INPUT MATERIAL –
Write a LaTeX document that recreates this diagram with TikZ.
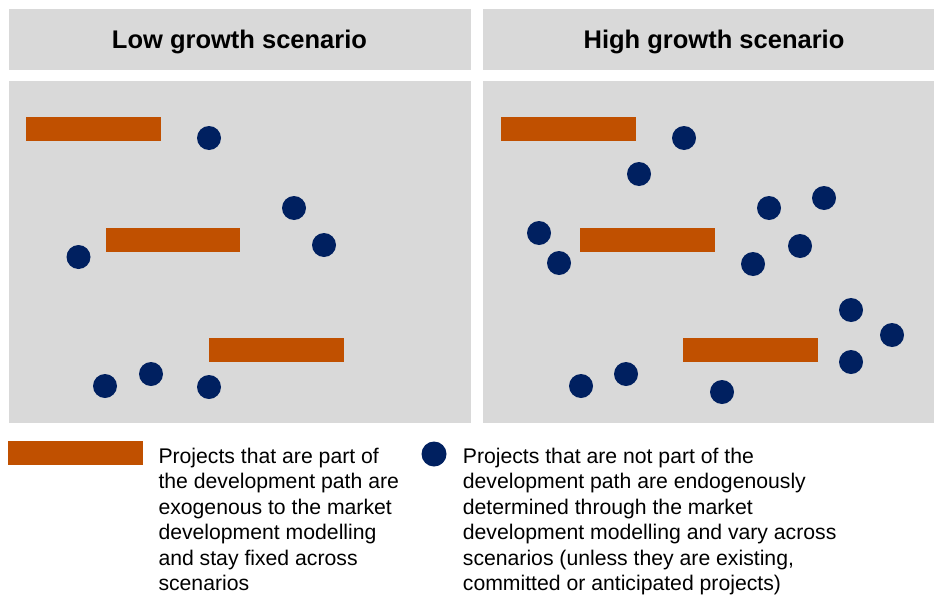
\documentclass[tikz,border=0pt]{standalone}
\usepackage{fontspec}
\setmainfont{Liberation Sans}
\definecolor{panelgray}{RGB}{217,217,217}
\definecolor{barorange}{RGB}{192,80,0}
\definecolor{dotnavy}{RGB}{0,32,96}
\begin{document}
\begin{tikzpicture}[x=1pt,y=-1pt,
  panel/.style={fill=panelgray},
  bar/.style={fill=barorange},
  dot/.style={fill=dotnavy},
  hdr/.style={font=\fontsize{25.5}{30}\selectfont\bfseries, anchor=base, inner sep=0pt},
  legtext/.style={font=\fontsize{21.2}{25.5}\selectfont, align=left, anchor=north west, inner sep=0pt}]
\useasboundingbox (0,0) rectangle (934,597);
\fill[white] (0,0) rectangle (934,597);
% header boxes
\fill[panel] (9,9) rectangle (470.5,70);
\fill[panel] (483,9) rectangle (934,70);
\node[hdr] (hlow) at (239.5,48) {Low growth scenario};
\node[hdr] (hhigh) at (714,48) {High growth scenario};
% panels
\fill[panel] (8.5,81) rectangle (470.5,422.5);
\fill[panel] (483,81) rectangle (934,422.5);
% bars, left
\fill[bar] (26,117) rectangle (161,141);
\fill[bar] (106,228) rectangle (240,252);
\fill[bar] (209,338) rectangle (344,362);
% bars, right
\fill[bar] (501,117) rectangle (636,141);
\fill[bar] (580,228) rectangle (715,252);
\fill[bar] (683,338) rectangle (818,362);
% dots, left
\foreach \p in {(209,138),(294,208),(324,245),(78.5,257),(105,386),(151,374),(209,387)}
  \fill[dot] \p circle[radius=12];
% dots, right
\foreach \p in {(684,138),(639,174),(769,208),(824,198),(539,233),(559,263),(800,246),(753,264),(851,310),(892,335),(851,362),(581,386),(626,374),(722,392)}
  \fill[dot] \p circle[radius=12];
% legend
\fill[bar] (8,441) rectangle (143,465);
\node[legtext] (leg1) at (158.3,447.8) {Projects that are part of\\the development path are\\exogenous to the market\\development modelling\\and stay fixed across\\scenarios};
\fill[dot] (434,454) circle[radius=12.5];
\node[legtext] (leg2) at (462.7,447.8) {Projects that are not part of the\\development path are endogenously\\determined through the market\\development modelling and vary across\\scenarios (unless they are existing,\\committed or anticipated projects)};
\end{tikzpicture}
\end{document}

...

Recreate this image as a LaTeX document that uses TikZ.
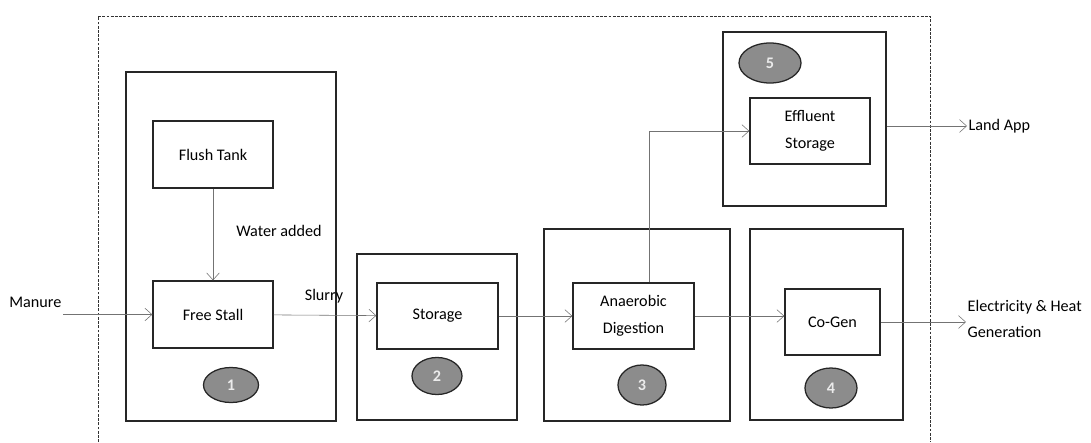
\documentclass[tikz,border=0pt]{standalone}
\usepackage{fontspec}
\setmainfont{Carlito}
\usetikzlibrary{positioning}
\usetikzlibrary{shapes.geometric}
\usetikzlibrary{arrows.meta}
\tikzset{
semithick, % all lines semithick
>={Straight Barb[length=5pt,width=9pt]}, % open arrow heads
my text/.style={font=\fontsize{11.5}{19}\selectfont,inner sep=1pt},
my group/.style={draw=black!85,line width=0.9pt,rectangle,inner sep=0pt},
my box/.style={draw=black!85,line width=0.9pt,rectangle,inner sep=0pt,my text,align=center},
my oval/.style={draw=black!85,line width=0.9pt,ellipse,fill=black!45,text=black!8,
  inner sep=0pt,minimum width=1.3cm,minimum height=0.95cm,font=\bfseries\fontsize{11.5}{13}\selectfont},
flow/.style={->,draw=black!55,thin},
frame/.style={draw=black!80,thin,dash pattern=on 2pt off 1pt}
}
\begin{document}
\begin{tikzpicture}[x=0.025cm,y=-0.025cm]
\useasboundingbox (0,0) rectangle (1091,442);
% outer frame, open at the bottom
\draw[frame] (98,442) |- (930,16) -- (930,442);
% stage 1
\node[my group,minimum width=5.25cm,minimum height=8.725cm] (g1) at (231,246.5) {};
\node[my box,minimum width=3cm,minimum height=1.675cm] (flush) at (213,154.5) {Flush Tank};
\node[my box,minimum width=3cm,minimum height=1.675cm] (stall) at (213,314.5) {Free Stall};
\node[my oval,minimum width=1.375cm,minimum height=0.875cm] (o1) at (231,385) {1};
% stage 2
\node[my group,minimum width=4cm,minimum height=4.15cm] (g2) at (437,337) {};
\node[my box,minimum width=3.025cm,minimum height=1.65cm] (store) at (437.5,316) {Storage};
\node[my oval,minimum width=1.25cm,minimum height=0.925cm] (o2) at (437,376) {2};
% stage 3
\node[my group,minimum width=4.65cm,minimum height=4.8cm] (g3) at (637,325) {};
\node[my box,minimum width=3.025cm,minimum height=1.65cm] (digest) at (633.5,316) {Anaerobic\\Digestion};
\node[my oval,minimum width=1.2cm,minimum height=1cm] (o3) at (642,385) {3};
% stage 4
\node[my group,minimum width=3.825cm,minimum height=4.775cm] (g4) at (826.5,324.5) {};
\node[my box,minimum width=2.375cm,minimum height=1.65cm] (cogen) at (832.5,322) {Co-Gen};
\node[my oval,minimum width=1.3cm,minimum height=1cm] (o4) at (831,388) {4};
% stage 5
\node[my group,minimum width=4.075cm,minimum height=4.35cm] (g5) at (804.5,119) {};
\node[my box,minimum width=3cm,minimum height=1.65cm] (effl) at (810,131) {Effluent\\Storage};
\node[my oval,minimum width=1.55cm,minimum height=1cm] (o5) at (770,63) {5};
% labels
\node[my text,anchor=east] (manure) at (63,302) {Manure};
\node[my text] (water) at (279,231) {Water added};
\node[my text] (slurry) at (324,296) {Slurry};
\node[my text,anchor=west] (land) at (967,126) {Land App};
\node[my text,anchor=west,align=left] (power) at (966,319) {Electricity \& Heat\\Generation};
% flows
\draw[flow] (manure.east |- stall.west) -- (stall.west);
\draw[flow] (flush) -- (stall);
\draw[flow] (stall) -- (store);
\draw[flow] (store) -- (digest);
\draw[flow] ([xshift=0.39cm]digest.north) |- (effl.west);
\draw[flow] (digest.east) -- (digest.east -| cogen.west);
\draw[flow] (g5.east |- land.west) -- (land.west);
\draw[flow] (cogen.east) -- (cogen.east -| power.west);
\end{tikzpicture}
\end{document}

WHAT IS BEING ASKED –
Extract from the material all lines containing the string "this".

TASK ANSWER –
Write a LaTeX document that recreates this diagram with TikZ.
Recreate this image as a LaTeX document that uses TikZ.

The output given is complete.